Archives October 2025

On Emacs Theme Precedence

I’ve written before about themes in Emacs, and in particular about using them for something other than just colors. And naturally, you can have more than one theme active at the same time. So what happens when you have a variable set in two active themes?

The list of enabled themes is the custom-enabled-themes variable. And rather intuitively, earlier ones override later ones. Normally, (load-theme 'mytheme) prepends mytheme to custom-enabled-themes, so the settings you just loaded take effect, and last until you load some other settings on top of them, which makes sense.

There’s one twist, though: the settings you change through the “Customize Emacs” system also count as a theme, at least in some ways.
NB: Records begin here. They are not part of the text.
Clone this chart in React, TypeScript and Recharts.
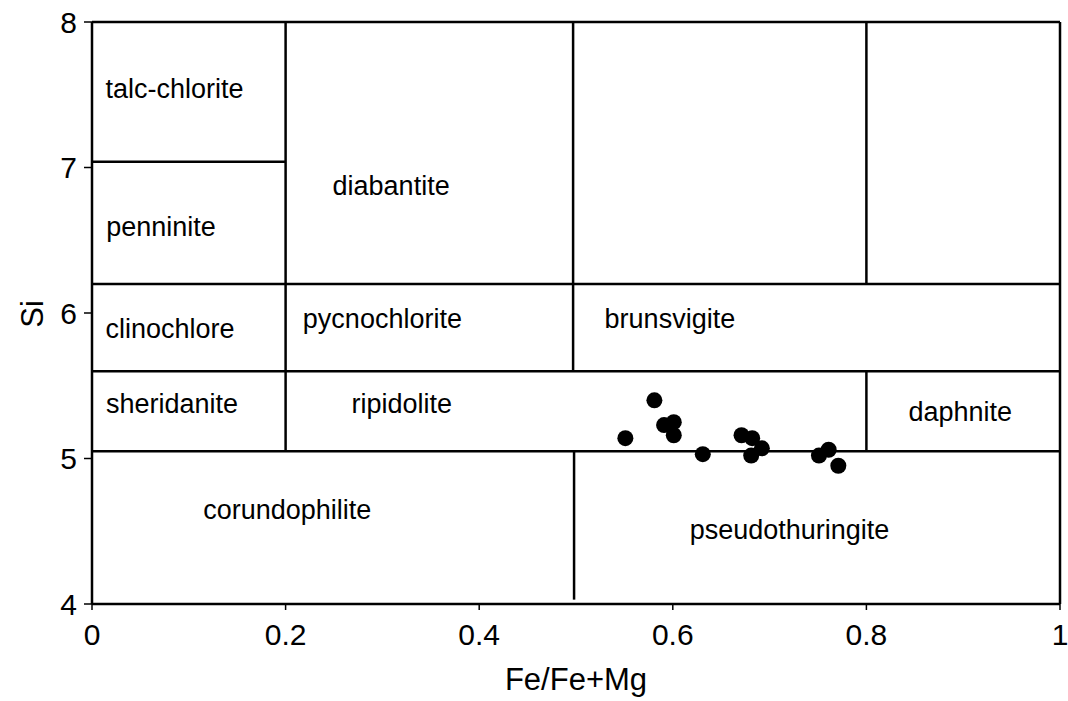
import React from 'react';
import { ScatterChart, Scatter, XAxis, YAxis, ReferenceLine } from 'recharts';

// Measured samples: Fe/(Fe+Mg) vs Si
const sampleX = [0.581, 0.551, 0.591, 0.601, 0.601, 0.631, 0.671, 0.682, 0.692, 0.681, 0.751, 0.761, 0.771];
const sampleY = [5.40, 5.14, 5.23, 5.25, 5.16, 5.03, 5.16, 5.14, 5.07, 5.02, 5.02, 5.06, 4.95];

// Field names and their label anchor points
const fieldNames = ['talc-chlorite', 'diabantite', 'penninite', 'clinochlore', 'pycnochlorite', 'brunsvigite', 'sheridanite', 'ripidolite', 'daphnite', 'corundophilite', 'pseudothuringite'];
const fieldX = [0.0852, 0.309, 0.0713, 0.0806, 0.300, 0.597, 0.0826, 0.320, 0.897, 0.2018, 0.7206];
const fieldY = [7.476, 6.811, 6.529, 5.828, 5.897, 5.895, 5.313, 5.313, 5.258, 4.582, 4.445];

// Field boundaries: [x1, y1, x2, y2]
const boundaries: number[][] = [
  [0, 8, 1, 8],
  [1, 8, 1, 4],
  [0, 7.04, 0.2, 7.04],
  [0.2, 8, 0.2, 5.05],
  [0.497, 8, 0.497, 5.6],
  [0.8, 8, 0.8, 6.2],
  [0, 6.2, 1, 6.2],
  [0, 5.6, 1, 5.6],
  [0.8, 5.6, 0.8, 5.05],
  [0, 5.05, 1, 5.05],
  [0.498, 5.05, 0.498, 4.03],
];

const xTicks = [0, 0.2, 0.4, 0.6, 0.8, 1];
const yTicks = [4, 5, 6, 7, 8];

const samples = sampleX.map((x, i) => ({ x, y: sampleY[i] }));
const fields = fieldNames.map((name, i) => ({ name, x: fieldX[i], y: fieldY[i] }));

const FONT = '"Liberation Sans", Arial, Helvetica, sans-serif';

const Dot = (p: any) => <circle cx={p.cx} cy={p.cy} r={8} fill="#000" />;
const FieldLabel = (p: any) => (
  <text x={p.cx} y={p.cy} textAnchor="middle" fontSize={27} fontFamily={FONT} fill="#000">
    {p.payload.name}
  </text>
);

const XTick = (p: any) => (
  <text x={p.x} y={p.y} dy="0.71em" textAnchor="middle" fontSize={30} fontFamily={FONT} fill="#000">
    {p.payload.value}
  </text>
);
const YTick = (p: any) => (
  <text x={p.x} y={p.y} dy="0.355em" textAnchor="end" fontSize={30} fontFamily={FONT} fill="#000">
    {p.payload.value}
  </text>
);

export default function App() {
  return (
    <div style={{ position: 'absolute', left: 0, top: 0, background: '#fff' }}>
      <ScatterChart width={1068} height={701} margin={{ top: 22, right: 8, bottom: 0, left: 0 }}>
        <XAxis
          type="number"
          dataKey="x"
          domain={[0, 1]}
          ticks={xTicks}
          height={97}
          axisLine={{ stroke: '#000', strokeWidth: 2.5 }}
          tickLine={{ stroke: '#000', strokeWidth: 1.5 }}
          tickSize={6}
          tickMargin={14}
          tick={XTick}
          label={{
            content: (props: any) => {
              const vb = props.viewBox;
              return (
                <text x={vb.x + vb.width / 2} y={690} textAnchor="middle" fontSize={31} fontFamily={FONT} fill="#000">
                  Fe/Fe+Mg
                </text>
              );
            },
          }}
        />
        <YAxis
          type="number"
          dataKey="y"
          domain={[4, 8]}
          ticks={yTicks}
          width={92}
          axisLine={{ stroke: '#000', strokeWidth: 2.5 }}
          tickLine={{ stroke: '#000', strokeWidth: 1.5 }}
          tickSize={8}
          tickMargin={7}
          tick={YTick}
          label={{
            content: () => (
              <text x={43} y={314} transform="rotate(-90 43 314)" textAnchor="middle" fontSize={31} fontFamily={FONT} fill="#000">
                Si
              </text>
            ),
          }}
        />
        {boundaries.map((b, i) => (
          <ReferenceLine
            key={i}
            segment={[{ x: b[0], y: b[1] }, { x: b[2], y: b[3] }]}
            stroke="#000"
            strokeWidth={2.5}
            ifOverflow="visible"
          />
        ))}
        <Scatter data={fields} shape={FieldLabel} isAnimationActive={false} />
        <Scatter data={samples} shape={Dot} fill="#000" isAnimationActive={false} />
      </ScatterChart>
    </div>
  );
}
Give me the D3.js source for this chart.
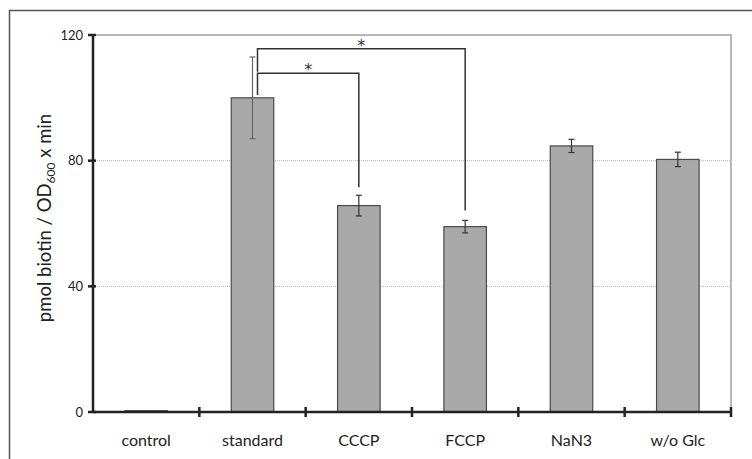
<!DOCTYPE html>
<html>
<head>
<meta charset="utf-8">
<script src="https://cdn.jsdelivr.net/npm/d3@7"></script>
<style>
  body { margin: 0; background: #fff; }
  svg { display: block; }
</style>
</head>
<body>
<svg id="chart"></svg>
<script>
const categories = ["control", "standard", "CCCP", "FCCP", "NaN3", "w/o Glc"];
const values = [0.4, 100, 65.7, 59, 84.7, 80.4];
const errors = [0, 13, 3.3, 2, 2.1, 2.3];
const yTicks = [0, 40, 80, 120];
// significance brackets: from, to, bracket level, left foot, right foot
const brackets = [
  { from: "standard", to: "CCCP", level: 107.8, left: 100.9, right: 71.5, label: "*" },
  { from: "standard", to: "FCCP", level: 115.6, left: 108.3, right: 64.1, label: "*" }
];

const width = 752;
const height = 459;
const margin = { left: 93, right: 21, top: 35, bottom: 47 };

const svg = d3.select("#chart")
    .attr("width", width)
    .attr("height", height);

const x = d3.scaleBand()
    .domain(categories)
    .range([margin.left, width - margin.right])
    .paddingInner(0.6)
    .paddingOuter(0.3);

const y = d3.scaleLinear()
    .domain([0, 120])
    .range([height - margin.bottom, margin.top]);

const step = x.step();
const x0 = margin.left, x1 = width - margin.right;
const center = d => x(d) + x.bandwidth() / 2;

// outer frame
svg.append("path")
    .attr("d", `M9.5,${height}V10.5H${width}`)
    .attr("fill", "none")
    .attr("stroke", "#555")
    .attr("stroke-width", 1.5);

// gridlines
svg.append("g")
    .selectAll("line")
    .data(yTicks.filter(t => t > 0 && t < 120))
    .join("line")
        .attr("x1", x0).attr("x2", x1)
        .attr("y1", d => y(d)).attr("y2", d => y(d))
        .attr("stroke", "#b5b5b5")
        .attr("stroke-width", 1)
        .attr("stroke-dasharray", "1,1");

// plot area top/right border
svg.append("path")
    .attr("d", `M${x0},${y(120)}H${x1}V${y(0)}`)
    .attr("fill", "none")
    .attr("stroke", "#b8b8b8")
    .attr("stroke-width", 2);

// bars
svg.append("g")
    .selectAll("rect")
    .data(categories)
    .join("rect")
        .attr("x", d => x(d))
        .attr("y", (d, i) => y(values[i]))
        .attr("width", x.bandwidth())
        .attr("height", (d, i) => y(0) - y(values[i]))
        .attr("fill", "#a8a9a8")
        .attr("stroke", "#4a4a4a")
        .attr("stroke-width", 1.2);

// error bars
const eg = svg.append("g")
    .attr("stroke-width", 1.2);
categories.forEach((c, i) => {
    if (!errors[i]) return;
    const cx = center(c);
    const col = c === "standard" ? "#666" : "#333";
    const hi = y(values[i] + errors[i]), lo = y(values[i] - errors[i]);
    eg.append("line").attr("x1", cx).attr("x2", cx).attr("y1", hi).attr("y2", lo).attr("stroke", col);
    eg.append("line").attr("x1", cx - 3).attr("x2", cx + 3).attr("y1", hi).attr("y2", hi).attr("stroke", col);
    eg.append("line").attr("x1", cx - 3).attr("x2", cx + 3).attr("y1", lo).attr("y2", lo).attr("stroke", col);
});

// significance brackets
const bg = svg.append("g");
brackets.forEach(b => {
    const xa = center(b.from) + 5, xb = center(b.to);
    bg.append("path")
        .attr("d", `M${xa},${y(b.left)}V${y(b.level)}H${xb}V${y(b.right)}`)
        .attr("fill", "none")
        .attr("stroke", "#333")
        .attr("stroke-width", 1.5);
    bg.append("text")
        .attr("x", (xa + xb) / 2)
        .attr("y", y(b.level) + 2)
        .attr("text-anchor", "middle")
        .attr("font-family", "DejaVu Sans, sans-serif")
        .attr("font-size", 16)
        .attr("fill", "#333")
        .text(b.label);
});

// y axis
const yAxis = svg.append("g");
yAxis.append("line")
    .attr("x1", x0).attr("x2", x0)
    .attr("y1", y(120)).attr("y2", y(0))
    .attr("stroke", "#222").attr("stroke-width", 2.5);
yAxis.selectAll("line.tick")
    .data(yTicks)
    .join("line")
        .attr("class", "tick")
        .attr("x1", x0 - 5).attr("x2", x0 + 3)
        .attr("y1", d => y(d)).attr("y2", d => y(d))
        .attr("stroke", "#222").attr("stroke-width", 2.5);
yAxis.selectAll("text")
    .data(yTicks)
    .join("text")
        .attr("x", x0 - 10)
        .attr("y", d => y(d))
        .attr("dy", "0.35em")
        .attr("text-anchor", "end")
        .attr("font-family", "Lato, sans-serif")
        .attr("font-size", 13)
        .attr("fill", "#222")
        .text(d => d);

// x axis
const xAxis = svg.append("g");
xAxis.append("line")
    .attr("x1", x0).attr("x2", x1)
    .attr("y1", y(0)).attr("y2", y(0))
    .attr("stroke", "#222").attr("stroke-width", 2.5);
xAxis.selectAll("line.tick")
    .data(d3.range(1, categories.length + 1))
    .join("line")
        .attr("class", "tick")
        .attr("x1", d => x0 + d * step).attr("x2", d => x0 + d * step)
        .attr("y1", y(0) - 5).attr("y2", y(0) + 5)
        .attr("stroke", "#222").attr("stroke-width", 2.5);
xAxis.selectAll("text")
    .data(categories)
    .join("text")
        .attr("x", d => center(d))
        .attr("y", y(0) + 34)
        .attr("text-anchor", "middle")
        .attr("font-family", "Lato, sans-serif")
        .attr("font-size", 16)
        .attr("fill", "#222")
        .text(d => d);

// y label
const yl = svg.append("text")
    .attr("transform", "translate(51,218) rotate(-90)")
    .attr("text-anchor", "middle")
    .attr("font-family", "Lato, sans-serif")
    .attr("font-size", 18.5)
    .attr("fill", "#222");
yl.append("tspan").text("pmol biotin / OD");
yl.append("tspan").attr("font-size", 12).attr("dy", 4).text("600");
yl.append("tspan").attr("dy", -4).text(" x min");
</script>
</body>
</html>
If you look at the property list for a symbol defined in two themes, you might see something like

(symbol-plist 'my-var)

(theme-value
 ((user 'customized-value)
  (second-theme 'second-value)
  (first-theme 'first-value))
 saved-value 'customized-value
 ...)

This tells us that two themes, first-theme and second-theme, have both defined my-var, and set it to first-value and second-value respectively. The symbol’s value is resolved in the order in which it appears here, so second-value overrides first-value because it was loaded later.

But there’s that third user entry, which comes first, and thus overrides the other values: that comes from (customize-variable 'my-var). I find this counterintuitive, since I think of the customization variables as the defaults, to be overridden by themes.

The solution I came up with this was to define my own theme, arensb, to hold all of the settings that might be overridden by other themes, and to load it first. Actually, I already had this theme lying around to store my favorite colors and faces, but themes can hold other values, so it made sense to reuse it.